• **Task prompt**
Any pictures in the records below must be left out when you repeat the lines from the line containing "Recreate this image" through the line containing "(0,0) rectangle (453,782);" exactly.

--- START Records to process ---

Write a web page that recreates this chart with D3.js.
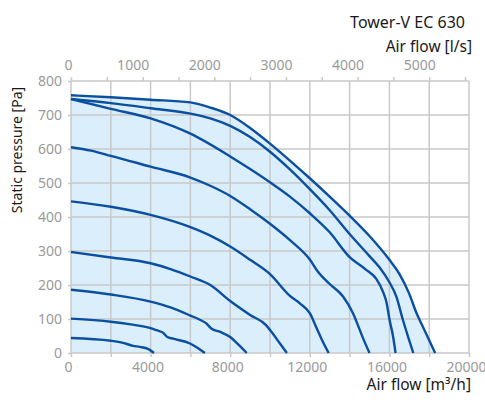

--- END Records to process ---
--- START Records to process ---

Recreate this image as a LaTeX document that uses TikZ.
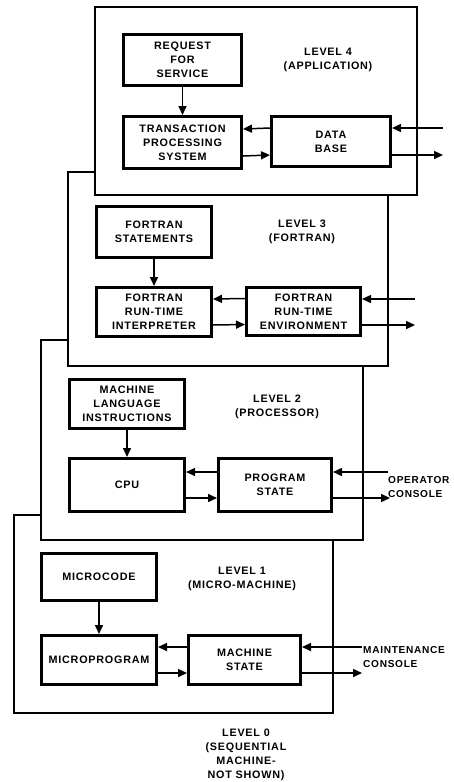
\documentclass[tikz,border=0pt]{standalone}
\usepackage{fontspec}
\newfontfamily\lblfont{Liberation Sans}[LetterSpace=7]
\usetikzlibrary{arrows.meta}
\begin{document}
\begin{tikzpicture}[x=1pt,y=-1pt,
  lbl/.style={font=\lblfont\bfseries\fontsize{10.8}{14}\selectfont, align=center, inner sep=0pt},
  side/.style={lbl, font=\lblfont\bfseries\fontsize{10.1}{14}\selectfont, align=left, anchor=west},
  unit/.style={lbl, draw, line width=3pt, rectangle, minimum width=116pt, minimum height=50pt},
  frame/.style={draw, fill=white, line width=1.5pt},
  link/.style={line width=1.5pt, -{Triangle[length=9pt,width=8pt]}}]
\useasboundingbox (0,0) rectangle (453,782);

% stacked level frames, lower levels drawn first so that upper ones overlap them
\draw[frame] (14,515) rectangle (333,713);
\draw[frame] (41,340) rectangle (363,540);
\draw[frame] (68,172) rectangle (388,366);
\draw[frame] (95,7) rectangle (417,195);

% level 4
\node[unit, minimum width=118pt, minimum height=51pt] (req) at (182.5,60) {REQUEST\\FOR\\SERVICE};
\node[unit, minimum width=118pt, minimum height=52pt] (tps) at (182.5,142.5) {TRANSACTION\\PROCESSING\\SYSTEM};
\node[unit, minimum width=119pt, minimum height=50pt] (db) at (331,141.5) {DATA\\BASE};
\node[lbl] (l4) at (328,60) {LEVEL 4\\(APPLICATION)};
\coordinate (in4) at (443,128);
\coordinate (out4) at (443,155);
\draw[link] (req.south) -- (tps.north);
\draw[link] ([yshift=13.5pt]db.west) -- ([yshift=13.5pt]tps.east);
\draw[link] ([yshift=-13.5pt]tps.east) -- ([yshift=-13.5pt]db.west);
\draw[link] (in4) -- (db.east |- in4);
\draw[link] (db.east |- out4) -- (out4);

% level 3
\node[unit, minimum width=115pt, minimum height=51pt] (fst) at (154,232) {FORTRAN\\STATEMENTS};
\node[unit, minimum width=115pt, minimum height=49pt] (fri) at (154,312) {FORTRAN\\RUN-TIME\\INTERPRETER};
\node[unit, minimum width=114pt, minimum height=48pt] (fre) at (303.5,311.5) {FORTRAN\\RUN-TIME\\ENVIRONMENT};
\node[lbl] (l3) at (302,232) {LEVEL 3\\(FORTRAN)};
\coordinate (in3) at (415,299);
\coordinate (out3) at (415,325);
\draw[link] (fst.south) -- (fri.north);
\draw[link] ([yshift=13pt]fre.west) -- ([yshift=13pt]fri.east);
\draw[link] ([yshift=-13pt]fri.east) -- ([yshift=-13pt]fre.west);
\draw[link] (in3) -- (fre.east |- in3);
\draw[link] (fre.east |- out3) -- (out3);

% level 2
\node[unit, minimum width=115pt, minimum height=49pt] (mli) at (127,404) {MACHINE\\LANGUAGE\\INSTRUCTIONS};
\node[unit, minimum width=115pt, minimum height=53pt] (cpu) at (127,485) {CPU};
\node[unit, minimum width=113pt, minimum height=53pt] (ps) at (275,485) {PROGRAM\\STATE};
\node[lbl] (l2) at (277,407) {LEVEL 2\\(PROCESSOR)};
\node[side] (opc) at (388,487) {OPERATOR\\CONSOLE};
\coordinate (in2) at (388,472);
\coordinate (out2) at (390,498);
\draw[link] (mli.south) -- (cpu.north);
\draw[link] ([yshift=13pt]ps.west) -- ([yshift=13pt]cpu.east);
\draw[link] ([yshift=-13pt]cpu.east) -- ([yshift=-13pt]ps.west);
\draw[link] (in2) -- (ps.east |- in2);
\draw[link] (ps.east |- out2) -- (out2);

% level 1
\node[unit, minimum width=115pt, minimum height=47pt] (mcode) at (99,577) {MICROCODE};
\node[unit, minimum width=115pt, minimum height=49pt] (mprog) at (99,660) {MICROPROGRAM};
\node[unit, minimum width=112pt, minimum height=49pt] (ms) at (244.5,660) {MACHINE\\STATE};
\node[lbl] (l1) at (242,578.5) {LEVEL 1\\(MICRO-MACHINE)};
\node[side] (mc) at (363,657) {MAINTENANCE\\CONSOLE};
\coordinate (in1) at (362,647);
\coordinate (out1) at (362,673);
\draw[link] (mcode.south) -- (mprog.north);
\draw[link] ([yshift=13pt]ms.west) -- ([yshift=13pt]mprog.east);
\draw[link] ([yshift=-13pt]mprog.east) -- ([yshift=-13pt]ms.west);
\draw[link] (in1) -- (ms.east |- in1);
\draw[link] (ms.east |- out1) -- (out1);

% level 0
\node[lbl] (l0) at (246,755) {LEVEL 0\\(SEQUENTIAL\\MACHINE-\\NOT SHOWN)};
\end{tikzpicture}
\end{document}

--- END Records to process ---

• **Complete output**
Recreate this image as a LaTeX document that uses TikZ.
\documentclass[tikz,border=0pt]{standalone}
\usepackage{fontspec}
\newfontfamily\lblfont{Liberation Sans}[LetterSpace=7]
\usetikzlibrary{arrows.meta}
\begin{document}
\begin{tikzpicture}[x=1pt,y=-1pt,
  lbl/.style={font=\lblfont\bfseries\fontsize{10.8}{14}\selectfont, align=center, inner sep=0pt},
  side/.style={lbl, font=\lblfont\bfseries\fontsize{10.1}{14}\selectfont, align=left, anchor=west},
  unit/.style={lbl, draw, line width=3pt, rectangle, minimum width=116pt, minimum height=50pt},
  frame/.style={draw, fill=white, line width=1.5pt},
  link/.style={line width=1.5pt, -{Triangle[length=9pt,width=8pt]}}]
\useasboundingbox (0,0) rectangle (453,782);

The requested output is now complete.